An M.P. since 1768, during the American Revolutionary War, Stewart enjoyed good relations with the First Lord of the Admiralty, the Earl of Sandwich. Rarely opposing the Tory government led by Lord North, he also supported the brief Whig ministries of 1782-83, and subsequently became a supporter of the Pitt administration. Stewart defended the peace agreement that ended the American War in 1783 on the basis that the British fleet was not in as dominant a position as many politicians and contemporaries were suggesting. He retained his seat until July 1784 when he accepted the lucrative role of the receiver general of the land tax in Scotland – this appointment meant that he could no longer sit in Parliament.

Towards the end of the Dutch Armament in 1787 he commissioned the Formidable 98, and he raised a commissioning pennant on the same vessel from May 1790 during the Spanish Armament. In his fiftieth year he was advanced to the rank of rear-admiral on 21 September 1790, the most junior officer in the promotion other than the naval royal, Prince William. He was on the active list at the commencement of the French Revolutionary War in 1793, but he was not employed, though he was further promoted a vice-admiral on 12 April 1794.
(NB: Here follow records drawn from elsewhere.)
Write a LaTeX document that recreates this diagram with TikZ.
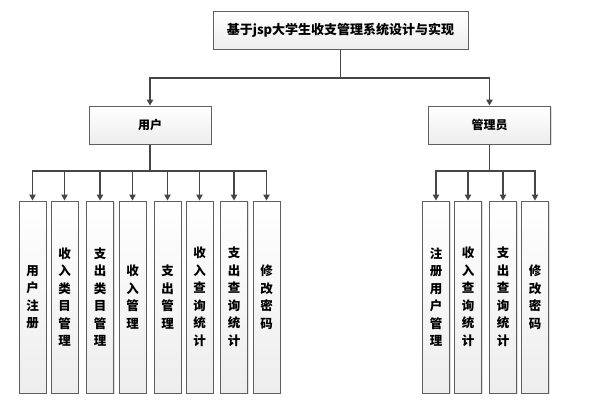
\documentclass[tikz,border=0pt]{standalone}
\usepackage{fontspec}
\newfontfamily\cjk{Noto Sans CJK SC}
\usetikzlibrary{arrows.meta,shadows}
\definecolor{boxline}{RGB}{95,95,95}
\definecolor{wire}{RGB}{70,70,70}
\begin{document}
\begin{tikzpicture}[x=1pt,y=-1pt,
box/.style={
% The shape:
rectangle,
draw=boxline,
line width=1pt,
top color=white,
bottom color=gray!14,
drop shadow={shadow xshift=1.2pt,shadow yshift=-1.2pt,opacity=0.25},
font=\cjk\bfseries\fontsize{12}{14}\selectfont
},
head/.style={box,minimum width=122pt,minimum height=38pt},
item/.style={box,minimum width=27pt,minimum height=192pt,align=center,
font=\cjk\bfseries\fontsize{12.5}{17.5}\selectfont},
coord/.style={coordinate},
wire/.style={draw=wire,line width=1.1pt},
arrow/.style={wire,-{Triangle[length=6pt,width=6.5pt]}}
]
\useasboundingbox (0,0) rectangle (597,408);
% Top level
\node (title) [box,minimum width=255pt,minimum height=38pt,font=\cjk\bfseries\fontsize{13}{15}\selectfont] at (340.5,30) {基于jsp大学生收支管理系统设计与实现};
\node (user) [head] at (150,125) {用户};
\node (admin) [head] at (489.5,125) {管理员};
\node (split) [coord] at (340.5,78) {};
\draw [wire] (title) -- (split);
\draw [arrow] (split) -| (user);
\draw [arrow] (split) -| (admin);
% User functions
\foreach \n/\x/\t in {u1/32.5/{用\\户\\注\\册},u2/64.5/{收\\入\\类\\目\\管\\理},
  u3/100/{支\\出\\类\\目\\管\\理},u4/132.5/{收\\入\\管\\理},u5/167.5/{支\\出\\管\\理},
  u6/199.5/{收\\入\\查\\询\\统\\计},u7/234/{支\\出\\查\\询\\统\\计},u8/266.5/{修\\改\\密\\码}}
  \node (\n) [item] at (\x,297) {\t};
\node (usplit) [coord] at (150,171) {};
\draw [wire] (user) -- (usplit);
\foreach \i in {1,...,8}
  \draw [arrow] (usplit) -| (u\i);
% Admin functions
\foreach \n/\x/\t in {a1/436/{注\\册\\用\\户\\管\\理},a2/468/{收\\入\\查\\询\\统\\计},
  a3/503/{支\\出\\查\\询\\统\\计},a4/535/{修\\改\\密\\码}}
  \node (\n) [item] at (\x,297) {\t};
\node (asplit) [coord] at (489.5,171) {};
\draw [wire] (admin) -- (asplit);
\foreach \i in {1,...,4}
  \draw [arrow] (asplit) -| (a\i);
\end{tikzpicture}
\end{document}
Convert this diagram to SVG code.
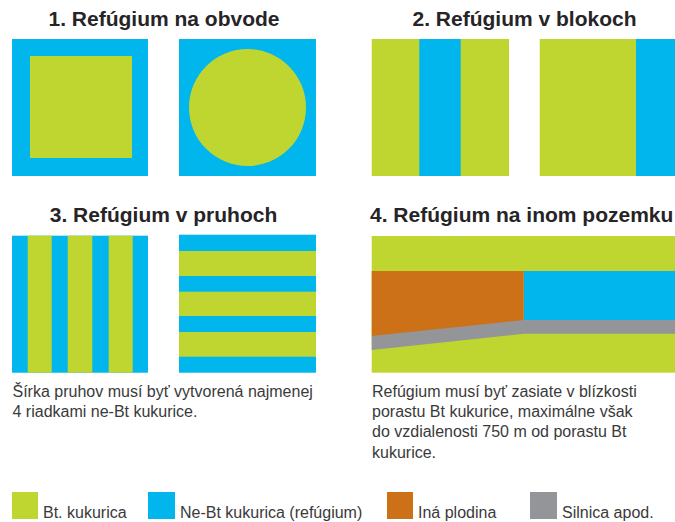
<svg xmlns="http://www.w3.org/2000/svg" width="675" height="522" viewBox="0 0 675 522">
<style>
.g{fill:#bfd630}.b{fill:#00b6ed}.o{fill:#cd7119}.r{fill:#939598}
.t{font-family:"Liberation Sans",Arial,sans-serif;font-weight:bold;font-size:21px;fill:#262426}
.p{font-family:"Liberation Sans",Arial,sans-serif;font-size:16px;fill:#3a3a3a}
</style>
<rect width="675" height="522" fill="#fff"/>
<g id="panel1">
<text class="t" x="164" y="26" text-anchor="middle">1. Refúgium na obvode</text>
<rect class="b" x="12" y="39" width="136" height="137"/>
<rect class="g" x="30" y="56" width="102" height="102"/>
<rect class="b" x="179" y="39" width="137" height="137"/>
<circle class="g" cx="247.5" cy="107.5" r="58.5"/>
</g>
<g id="panel2">
<text class="t" x="524.5" y="26" text-anchor="middle">2. Refúgium v blokoch</text>
<rect class="g" x="371.7" y="39" width="137.3" height="137"/>
<rect class="b" x="419.3" y="39" width="41.4" height="137"/>
<rect class="g" x="539.7" y="39" width="135.3" height="137"/>
<rect class="b" x="636" y="39" width="39" height="137"/>
</g>
<g id="panel3">
<text class="t" x="163.5" y="222" text-anchor="middle">3. Refúgium v pruhoch</text>
<rect class="b" x="12" y="235.7" width="136" height="137"/>
<rect class="g" x="27.7" y="235.7" width="24" height="137"/>
<rect class="g" x="67.7" y="235.7" width="24.6" height="137"/>
<rect class="g" x="108.7" y="235.7" width="24" height="137"/>
<rect class="b" x="179" y="234.7" width="137" height="138"/>
<rect class="g" x="179" y="251" width="137" height="25"/>
<rect class="g" x="179" y="291.7" width="137" height="24.3"/>
<rect class="g" x="179" y="332" width="137" height="24.7"/>
<text class="p" x="12.5" y="397">Šírka pruhov musí byť vytvorená najmenej</text>
<text class="p" x="12.5" y="417">4 riadkami ne-Bt kukurice.</text>
</g>
<g id="panel4">
<text class="t" x="370" y="222">4. Refúgium na inom pozemku</text>
<rect class="g" x="371.7" y="236" width="303.3" height="136.7"/>
<rect class="b" x="523.7" y="271" width="151.3" height="50"/>
<polygon class="o" points="371.7,271 523.7,271 523.7,321 371.7,336.5"/>
<polygon class="r" points="371.7,336 523.7,320 675,320 675,333.7 523.7,333.7 371.7,350"/>
<text class="p" x="372" y="397">Refúgium musí byť zasiate v blízkosti</text>
<text class="p" x="372" y="417">porastu Bt kukurice, maximálne však</text>
<text class="p" x="372" y="437">do vzdialenosti 750 m od porastu Bt</text>
<text class="p" x="372" y="457.5">kukurice.</text>
</g>
<g id="legend">
<rect class="g" x="12" y="492" width="26" height="27"/>
<text class="p" x="43" y="518">Bt. kukurica</text>
<rect class="b" x="148" y="492" width="27" height="27"/>
<text class="p" x="180" y="518">Ne-Bt kukurica (refúgium)</text>
<rect class="o" x="387" y="492" width="26" height="27"/>
<text class="p" x="418" y="518">Iná plodina</text>
<rect class="r" x="530" y="492" width="27" height="27"/>
<text class="p" x="562" y="518">Silnica apod.</text>
</g>
<g id="connectors"/>
</svg>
Vice-Admiral Hon. Keith Stewart died at his seat of Glasserton, near Dumfries, Wigtownshire, on 3 March 1795. Three months later his eldest son, Archibald Keith Stewart, a midshipman aboard the Queen Charlotte 100, drowned after falling overboard from that ship on the day after the Battle of Groix on 23 June while endeavouring to observe the carpenter’s crew stopping the shot-holes. Two years later, Admiral Stewart’s widow, Georgina Isabella, married army Captain Richard Fitzgerald, a man who was a dozen years her junior. Fitzgerald was killed at Waterloo, leaving Georgina Isabella a widow once more.

Stewart was a fine seaman, and so in a good position to assess the navigational skills of William Bligh who served under him as sailing master in 1782, before Bligh was given command of the Bounty. He spent a considerable amount of his time ashore developing his coal and iron mining holdings, and his technical interests are demonstrated by his 1782 recommendation to the Admiralty for carronades to be fitted to the Rainbow 40.